Sono passati più di 40 anni mentre scrivo, quella scena ce l’ho ancora stampata nella memoria, posso chiudere gli occhi, rivederla in qualsiasi momento, piangere. Tutti in strada, ancora, protagonisti di una scena irreale; per qualche motivo non c’era neanche una macchina in giro, a guardare in alto il nero del cielo sostituito da un rosso cupo e sbagliato, i palazzi che ballavano: nonostante si trattasse di due o tre piani al massimo, si vedevano chiaramente le linee rette curvarsi.

Dove si vive, quando c’è un terremoto? A poca distanza, da noi, c’era un’ampia zona, che il popolino chiamava “la terra”, intesa come terreno non edificato; all’epoca, un ampio spazio di vuoto e polvere, ospitava periodicamente le giostre o il circo. Ci si accampava nelle macchine e all’epoca avevamo una 128 gialla, praticamente un taxi. Ci accampavamo in quella sorta di taxi, poi a lavoro i turni di notte e mio padre non poteva e non voleva lasciarci soli e ci lasciava parcheggiati all’uscita dell’autoparco, faceva l’autista al Comune. Faceva molto freddo, io mi avvolgevo in una coperta di lana, fatta all’uncinetto da mia nonna. Era tremenda, all'uncinetto: calze, calzettoni e tutine le riuscivano in maniera decisamente approssimativa, come se dovessero vestire delle seppie. Coperte e sciarpe, però, almeno avevano una parvenza rettangolare.

Ogni notte, qualche amico collega di mio padre veniva a bussare al finestrino e mi portava un pacchetto di Togo. All'epoca ricordo andassero molto più forte che oggi, anche nei bar degli ospedali.

La nostra casa era relativamente recente, quindi sopportò entrambe le scosse e non fummo costretti a spostarci. Diversi parenti furono meno fortunati e finirono nei container, per anni. A me piaceva quando andavamo a fargli visita, prendevo la cosa come se fossero dei camper, delle roulotte. Un enorme campeggio, avrei voluto starci anche io.

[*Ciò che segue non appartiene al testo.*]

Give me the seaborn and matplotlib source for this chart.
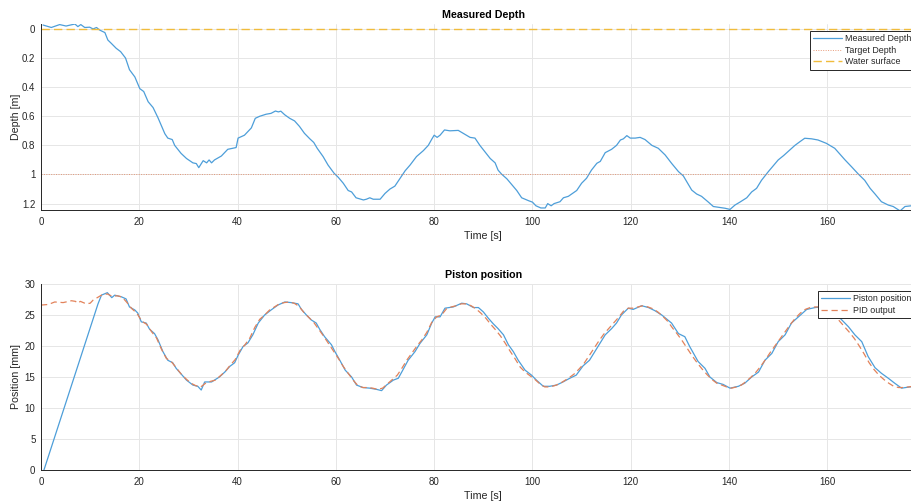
import numpy as np
import pandas as pd
import matplotlib
matplotlib.use("Agg")
import matplotlib.pyplot as plt
from matplotlib.ticker import FuncFormatter
import seaborn as sns

# ---- Measured depth [m] over time [s] ----
depth_t = [0.4, 2.1, 3.8, 5.1, 6.9, 7.5, 8.1, 8.9, 9.9, 10.6, 11.3, 11.9, 13.0, 13.6,
           14.3, 15.3, 16.2, 17.2, 18.0, 19.1, 20.1, 20.9, 21.8, 22.8, 23.8, 25.2, 25.8,
           26.7, 27.2, 28.5, 29.6, 30.9, 31.6, 32.1, 33.0, 33.7, 34.2, 34.7, 35.3, 36.7,
           38.0, 39.0, 39.7, 40.1, 41.4, 42.8, 43.6, 44.5, 45.8, 46.8, 47.7, 48.3, 48.8,
           49.6, 50.6, 51.6, 52.6, 53.6, 54.7, 55.5, 56.2, 57.4, 58.4, 59.6, 60.5, 61.5,
           62.5, 63.2, 64.1, 65.6, 66.2, 66.9, 67.6, 69.0, 70.0, 71.0, 72.0, 73.0, 74.1,
           75.1, 76.4, 77.8, 78.8, 79.5, 80.0, 80.6, 81.2, 82.1, 83.2, 84.9, 85.9, 87.3,
           88.3, 89.3, 90.3, 91.4, 92.4, 93.0, 93.7, 94.8, 95.8, 96.8, 97.8, 99.2, 100.0,
           100.7, 101.7, 102.6, 103.1, 103.8, 104.4, 105.6, 106.3, 107.3, 109.0, 110.0,
           111.0, 112.0, 113.1, 113.8, 114.8, 116.1, 117.1, 117.9, 118.5, 119.2, 119.9,
           120.9, 121.9, 122.9, 124.3, 125.6, 127.0, 128.3, 129.7, 130.7, 131.4, 132.4,
           133.4, 134.4, 135.1, 135.8, 136.8, 137.8, 139.2, 140.2, 141.2, 142.2, 143.6,
           144.6, 145.6, 146.6, 148.0, 149.0, 150.0, 151.1, 152.0, 153.4, 154.4, 155.4,
           156.8, 158.1, 159.8, 161.5, 163.6, 164.9, 166.3, 167.6, 168.7, 169.7, 171.0,
           172.4, 173.4, 174.8, 175.8, 177.1, 178.5]
depth_m = [-0.027, -0.010, -0.030, -0.020, -0.034, -0.016, -0.030, -0.010, -0.012, 0.000,
           -0.010, 0.007, 0.025, 0.076, 0.099, 0.133, 0.156, 0.200, 0.280, 0.330, 0.410,
           0.430, 0.500, 0.540, 0.610, 0.720, 0.750, 0.760, 0.800, 0.855, 0.890, 0.920,
           0.925, 0.953, 0.905, 0.920, 0.900, 0.920, 0.900, 0.873, 0.827, 0.820, 0.815,
           0.750, 0.730, 0.680, 0.614, 0.600, 0.586, 0.580, 0.564, 0.570, 0.565, 0.590,
           0.614, 0.632, 0.670, 0.717, 0.755, 0.780, 0.820, 0.877, 0.935, 0.990, 1.020,
           1.060, 1.110, 1.120, 1.160, 1.175, 1.170, 1.160, 1.170, 1.170, 1.130, 1.100,
           1.080, 1.030, 0.974, 0.935, 0.877, 0.836, 0.800, 0.758, 0.730, 0.745, 0.730,
           0.694, 0.700, 0.697, 0.717, 0.745, 0.750, 0.800, 0.843, 0.890, 0.920, 0.970,
           0.997, 1.030, 1.070, 1.110, 1.160, 1.180, 1.190, 1.215, 1.230, 1.230, 1.200,
           1.215, 1.200, 1.187, 1.160, 1.150, 1.110, 1.060, 1.026, 0.970, 0.923, 0.910,
           0.850, 0.827, 0.800, 0.763, 0.755, 0.733, 0.750, 0.750, 0.745, 0.760, 0.800,
           0.820, 0.866, 0.923, 0.980, 1.010, 1.050, 1.107, 1.134, 1.150, 1.170, 1.190,
           1.220, 1.225, 1.232, 1.240, 1.210, 1.190, 1.160, 1.120, 1.095, 1.040, 0.980,
           0.940, 0.900, 0.870, 0.843, 0.800, 0.775, 0.751, 0.755, 0.763, 0.786, 0.820,
           0.900, 0.946, 0.997, 1.040, 1.095, 1.134, 1.187, 1.210, 1.220, 1.250, 1.220,
           1.215, 1.210]

target_depth = 1.0
water_surface = 0.0

# ---- Piston position [mm] ----
piston_t = [0.6, 11.6, 12.3, 13.5, 14.4, 15.0, 16.3, 17.3, 18.0, 19.1, 19.7, 20.4, 21.4,
            22.1, 23.1, 23.8, 24.8, 25.8, 26.8, 27.5, 28.5, 29.6, 30.9, 31.9, 32.6, 33.3,
            34.7, 35.3, 36.3, 37.4, 38.4, 39.4, 40.1, 41.1, 42.1, 43.1, 44.2, 45.5, 46.8,
            48.2, 49.6, 50.9, 52.3, 53.0, 54.0, 55.0, 56.0, 56.7, 57.7, 59.1, 59.8, 60.8,
            61.9, 63.2, 64.2, 65.5, 66.9, 68.3, 69.3, 70.3, 71.7, 72.7, 73.4, 74.7, 76.1,
            77.1, 78.5, 79.5, 80.2, 81.2, 82.2, 83.9, 85.6, 86.6, 88.0, 89.0, 90.0, 91.0,
            92.0, 93.0, 94.1, 95.1, 96.1, 97.1, 98.5, 99.8, 100.8, 102.2, 103.5, 104.9,
            106.2, 107.6, 108.9, 110.3, 111.6, 112.7, 113.7, 114.8, 116.1, 117.1, 118.1,
            119.5, 120.5, 122.2, 123.6, 124.9, 126.3, 128.3, 129.7, 131.0, 132.0, 133.7,
            135.1, 136.1, 137.5, 138.8, 140.2, 141.9, 143.2, 144.6, 146.0, 147.3, 148.7,
            150.0, 151.4, 152.7, 154.1, 155.8, 157.5, 159.3, 161.0, 162.2, 164.3, 165.6,
            167.0, 168.3, 169.7, 171.0, 172.4, 173.7, 175.1, 176.8, 178.5]
piston_mm = [0.0, 26.8, 28.2, 28.6, 27.8, 28.2, 27.95, 27.6, 26.3, 25.8, 25.3, 23.9, 23.7,
             22.7, 22.0, 21.0, 19.1, 17.7, 17.3, 16.4, 15.5, 14.5, 13.7, 13.5, 12.9, 14.2,
             14.2, 14.5, 15.0, 15.8, 16.7, 17.3, 18.5, 19.9, 20.5, 21.8, 23.7, 25.0, 25.8,
             26.6, 27.1, 27.0, 26.8, 25.9, 25.0, 24.2, 23.7, 22.7, 21.5, 20.2, 19.1, 17.7,
             16.1, 15.0, 13.7, 13.3, 13.2, 13.0, 12.8, 13.7, 14.5, 14.8, 15.8, 17.7, 19.1,
             20.4, 21.8, 23.7, 24.7, 24.7, 26.1, 26.3, 26.9, 26.8, 26.2, 26.2, 25.5, 24.5,
             23.6, 22.8, 21.8, 20.2, 19.1, 17.7, 16.1, 15.3, 14.5, 13.5, 13.5, 13.7,
             14.2, 14.8, 15.3, 16.8, 17.7, 19.1, 20.4, 21.8, 22.8, 23.7, 25.0,
             26.1, 25.9, 26.5, 26.2, 25.7, 25.0, 23.7, 22.0, 21.5, 19.9, 17.5,
             16.4, 15.0, 14.1, 13.8, 13.2, 13.5, 14.0, 15.0, 15.8, 17.7, 18.8,
             20.7, 21.8, 23.7, 24.7, 25.9, 26.2, 26.3, 25.6, 24.8, 23.1, 21.8,
             20.7, 18.3, 16.5, 15.6, 14.8, 14.0, 13.2, 13.4, 13.4]

# ---- PID output [mm] ----
pid_t = [0.0, 1.5, 2.8, 4.5, 6.2, 7.0, 7.5, 8.0, 9.2, 10.0, 10.6, 12.3, 13.5, 14.5,
         15.5, 16.5, 17.5, 18.5, 19.5, 20.5, 21.5, 22.5, 23.5, 24.5, 25.5, 26.5, 27.5,
         28.5, 29.5, 30.5, 31.5, 32.5, 33.5, 34.5, 35.5, 36.5, 37.5, 38.5, 39.5, 40.5,
         41.5, 42.5, 43.5, 44.5, 45.5, 46.5, 47.5, 48.5, 49.5, 50.5, 51.5, 52.5, 53.5,
         54.5, 55.5, 56.5, 57.5, 58.5, 59.5, 60.5, 61.5, 62.5, 63.5, 64.5, 65.5, 66.5,
         67.5, 68.5, 69.5, 70.5, 71.5, 72.5, 73.5, 74.5, 75.5, 76.5, 77.5, 78.5, 79.5,
         80.5, 81.5, 82.5, 83.5, 84.5, 85.5, 86.5, 87.5, 88.5, 89.5, 90.5, 91.5, 92.5,
         93.5, 94.5, 95.5, 96.5, 97.5, 98.5, 99.5, 100.5, 101.5, 102.5, 103.5, 104.5,
         105.5, 106.5, 107.5, 108.5, 109.5, 110.5, 111.5, 112.5, 113.5, 114.5, 115.5,
         116.5, 117.5, 118.5, 119.5, 120.5, 121.5, 122.5, 123.5, 124.5, 125.5, 126.5,
         127.5, 128.5, 129.5, 130.5, 131.5, 132.5, 133.5, 134.5, 135.5, 136.5, 137.5,
         138.5, 139.5, 140.5, 141.5, 142.5, 143.5, 144.5, 145.5, 146.5, 147.5, 148.5,
         149.5, 150.5, 151.5, 152.5, 153.5, 154.5, 155.5, 156.5, 157.5, 158.5, 160.5,
         161.5, 162.5, 163.5, 164.5, 165.5, 166.5, 167.5, 168.5, 169.5, 170.5, 171.5,
         172.5, 173.5, 174.5, 175.5, 176.5, 177.5, 179.0]
pid_mm = [26.6, 26.7, 27.1, 27.0, 27.3, 27.2, 26.9, 27.2, 26.8, 26.9, 27.4, 28.2, 28.4,
          28.0, 28.1, 27.9, 27.0, 26.0, 25.3, 24.0, 23.5, 22.3, 21.3, 19.5, 18.0, 17.5,
          16.5, 15.5, 14.7, 14.0, 13.6, 13.4, 14.0, 14.3, 14.5, 15.2, 15.9, 16.9, 17.8,
          19.3, 20.2, 21.3, 23.0, 24.3, 25.0, 25.8, 26.3, 26.8, 27.0, 27.1, 26.9, 26.4,
          25.4, 24.6, 23.8, 22.7, 21.6, 20.4, 19.2, 18.0, 16.7, 15.6, 14.5, 13.6, 13.3,
          13.3, 13.2, 13.0, 13.2, 13.9, 14.6, 15.3, 16.5, 17.8, 18.9, 20.0, 21.0, 22.2,
          23.8, 24.7, 25.0, 26.0, 26.3, 26.5, 26.8, 26.8, 26.5, 26.0, 25.3, 24.5, 23.5,
          22.6, 21.6, 20.4, 19.1, 17.9, 16.6, 15.8, 15.2, 14.6, 13.9, 13.4, 13.4, 13.6,
          13.9, 14.4, 14.9, 15.5, 16.3, 17.2, 18.4, 19.6, 20.8, 21.9, 22.8, 23.7, 24.6,
          25.6, 26.1, 26.1, 26.3, 26.5, 26.3, 26.0, 25.5, 24.8, 24.0, 22.9, 21.9, 20.8,
          19.6, 18.4, 17.3, 16.3, 15.4, 14.6, 14.0, 13.7, 13.4, 13.2, 13.4, 13.7, 14.3,
          15.0, 15.8, 16.8, 17.9, 19.1, 20.2, 21.3, 22.4, 23.5, 24.5, 25.3, 25.9, 26.2,
          26.3, 26.3, 25.8, 25.0, 24.0, 23.1, 22.2, 21.2, 20.0, 18.7, 17.3, 16.2, 15.3,
          14.6, 14.0, 13.5, 13.3, 13.3, 13.4, 13.5, 13.5]

depth_df = pd.DataFrame({"Time [s]": depth_t, "Depth [m]": depth_m})
piston_df = pd.DataFrame({"Time [s]": piston_t, "Position [mm]": piston_mm})
pid_df = pd.DataFrame({"Time [s]": pid_t, "Position [mm]": pid_mm})

sns.set_theme(style="whitegrid")
plt.rcParams["font.family"] = ["Liberation Sans", "DejaVu Sans"]

TEXT = "#262626"
GRID = "#e6e6e6"
BLUE = "#4d9ed9"
ORANGE = "#e2825a"
YELLOW = "#f0bc3c"

fig = plt.figure(figsize=(9.12, 5.03), dpi=100)
fig.patch.set_facecolor("white")

ax1 = fig.add_axes([0.04496, 0.5825, 0.9700, 0.3698])
ax2 = fig.add_axes([0.04496, 0.0656, 0.9700, 0.3698])


def style_axes(ax):
    ax.set_facecolor("white")
    for side in ("top", "right"):
        ax.spines[side].set_visible(False)
    for side in ("left", "bottom"):
        ax.spines[side].set_color(TEXT)
        ax.spines[side].set_linewidth(0.7)
    ax.grid(True, color=GRID, linewidth=0.7)
    ax.tick_params(direction="in", length=5, width=0.7, color=TEXT,
                   labelcolor=TEXT, labelsize=7)
    ax.tick_params(axis="x", pad=5)
    ax.tick_params(axis="y", pad=4)
    ax.set_xlim(0, 180)
    ax.set_xticks(np.arange(0, 161, 20))


def style_legend(leg):
    leg.get_frame().set_linewidth(0.7)
    for t in leg.get_texts():
        t.set_color(TEXT)


legend_kw = dict(bbox_transform=fig.transFigure, fontsize=6.4, frameon=True,
                 fancybox=False, framealpha=1, edgecolor=TEXT, borderpad=0.35,
                 labelspacing=0.3, handlelength=3.3, handletextpad=0.3,
                 borderaxespad=0, loc="upper left")

# ---- Measured Depth ----
sns.lineplot(data=depth_df, x="Time [s]", y="Depth [m]", ax=ax1, color=BLUE,
             linewidth=0.9, estimator=None, label="Measured Depth")
ax1.axhline(target_depth, color=ORANGE, linewidth=0.7, linestyle=(0, (1, 1.5)),
            alpha=0.8, label="Target Depth")
ax1.axhline(water_surface, color=YELLOW, linewidth=1.0, linestyle=(0, (6, 3)),
            label="Water surface")
style_axes(ax1)
ax1.set_ylim(1.244, -0.034)
ax1.set_yticks([0, 0.2, 0.4, 0.6, 0.8, 1.0, 1.2])
ax1.yaxis.set_major_formatter(FuncFormatter(lambda v, p: f"{v:g}"))
ax1.set_title("Measured Depth", fontsize=7.7, fontweight="bold", color="black", pad=4)
ax1.set_xlabel("Time [s]", fontsize=7.7, color=TEXT, labelpad=3)
ax1.set_ylabel("Depth [m]", fontsize=7.7, color=TEXT, labelpad=1)
leg1 = ax1.legend(bbox_to_anchor=(810 / 912, 1 - 31 / 503), **legend_kw)
style_legend(leg1)

# ---- Piston position ----
sns.lineplot(data=piston_df, x="Time [s]", y="Position [mm]", ax=ax2, color=BLUE,
             linewidth=0.9, estimator=None, label="Piston position")
sns.lineplot(data=pid_df, x="Time [s]", y="Position [mm]", ax=ax2, color=ORANGE,
             linewidth=0.9, estimator=None, label="PID output", dashes=False,
             linestyle=(0, (5, 3)))
style_axes(ax2)
ax2.set_ylim(0, 30)
ax2.set_yticks(np.arange(0, 31, 5))
ax2.set_title("Piston position", fontsize=7.7, fontweight="bold", color="black", pad=4)
ax2.set_xlabel("Time [s]", fontsize=7.7, color=TEXT, labelpad=3)
ax2.set_ylabel("Position [mm]", fontsize=7.7, color=TEXT, labelpad=3)
leg2 = ax2.legend(bbox_to_anchor=(818 / 912, 1 - 291 / 503), **legend_kw)
style_legend(leg2)

fig.savefig("out.png", dpi=100, facecolor="white")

Poi i container si trasformarono in quartieri degradati di case popolari, popolati da brava gente e da gente difficile, tutti democraticamente lasciati alla deriva, in un micromondo che ammazza il presente e cancella il concetto di futuro.

E, infine, se ne sono andati pure i parenti: tutto finisce allo stesso modo.